**Information shown**

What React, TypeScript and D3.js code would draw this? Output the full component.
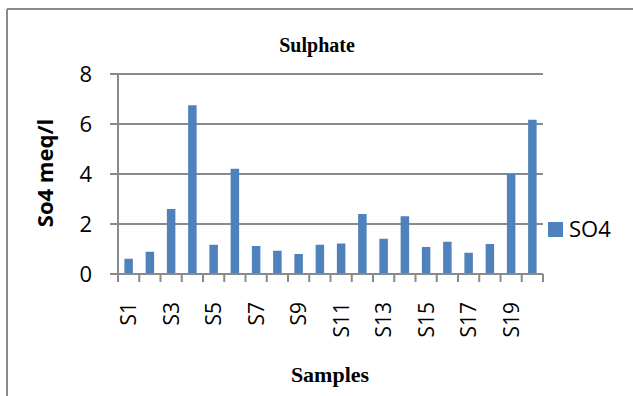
import React from "react";
import * as d3 from "d3";

const categories = ["S1","S2","S3","S4","S5","S6","S7","S8","S9","S10","S11","S12","S13","S14","S15","S16","S17","S18","S19","S20"];
const so4Values = [0.61,0.89,2.6,6.75,1.17,4.21,1.12,0.93,0.8,1.17,1.22,2.4,1.41,2.31,1.08,1.29,0.85,1.2,4.0,6.17];
const yTicks = [0,2,4,6,8];
const seriesName = "SO4";
const chartTitle = "Sulphate";
const xTitle = "Samples";
const yTitle = "So4 meq/l";

const W = 633, H = 396;
const left = 118, right = 543, top = 74, bottom = 274;
const gray = "#8a8a8a";
const barColor = "#4f81bd";
const sans = "'Open Sans', sans-serif";
const serif = "'Liberation Serif', 'Times New Roman', serif";

export default function App() {
  const x = d3.scaleBand<string>().domain(categories).range([left, right]).padding(0);
  const y = d3.scaleLinear().domain([0, 8]).range([bottom, top]);
  const bw = x.bandwidth() * 0.4;
  const tickXs = categories.map((c) => x(c) as number).concat([right]);

  return (
    <svg width={W} height={H} style={{ position: "absolute", left: 0, top: 0 }}>
      <rect x={0} y={0} width={W} height={H} fill="#fff" />
      {/* frame */}
      <line x1={7} y1={9} x2={W} y2={9} stroke={gray} strokeWidth={2} />
      <line x1={7} y1={9} x2={7} y2={H} stroke={gray} strokeWidth={2} />

      <text x={317} y={52} textAnchor="middle" fontFamily={serif} fontWeight="bold" fontSize={20}>{chartTitle}</text>

      {/* gridlines */}
      {yTicks.map((t) => (
        <line key={t} x1={left - 8} x2={right} y1={y(t)} y2={y(t)} stroke={gray} strokeWidth={2} />
      ))}
      {/* y axis */}
      <line x1={left} x2={left} y1={top} y2={bottom} stroke={gray} strokeWidth={2} />
      {yTicks.map((t) => (
        <text key={"yl" + t} x={92} y={y(t)} dy="0.36em" textAnchor="end" fontFamily={sans} fontSize={22}>{t}</text>
      ))}

      {/* bars */}
      {categories.map((c, i) => (
        <rect key={c} x={(x(c) as number) + x.bandwidth() / 2 - bw / 2} y={y(so4Values[i])} width={bw} height={bottom - y(so4Values[i])} fill={barColor} />
      ))}

      {/* x axis */}
      <line x1={left} x2={right} y1={bottom} y2={bottom} stroke={gray} strokeWidth={2} />
      {tickXs.map((tx, i) => (
        <line key={"xt" + i} x1={tx} x2={tx} y1={bottom} y2={bottom + 8} stroke={gray} strokeWidth={2} />
      ))}
      {categories.map((c, i) =>
        i % 2 === 0 ? (
          <text key={"xl" + c} transform={`translate(${(x(c) as number) + x.bandwidth() / 2},302) rotate(-90)`} dy="0.36em" textAnchor="end" fontFamily={sans} fontSize={21}>{c}</text>
        ) : null
      )}

      <text x={330} y={382} textAnchor="middle" fontFamily={serif} fontWeight="bold" fontSize={22}>{xTitle}</text>
      <text transform={`translate(45,173) rotate(-90)`} dy="0.36em" textAnchor="middle" fontFamily={sans} fontWeight="bold" fontSize={22}>{yTitle}</text>

      {/* legend */}
      <rect x={548} y={222} width={15} height={15} fill={barColor} />
      <text x={569} y={237} fontFamily={sans} fontSize={22}>{seriesName}</text>
    </svg>
  );
}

**Exercise details**
Without any pictures, reproduce the lines from the first one in the material through the line that has "import * as", exactly as they appear.

**Solution to this exercise**
What React, TypeScript and D3.js code would draw this? Output the full component.
import React from "react";
import * as d3 from "d3";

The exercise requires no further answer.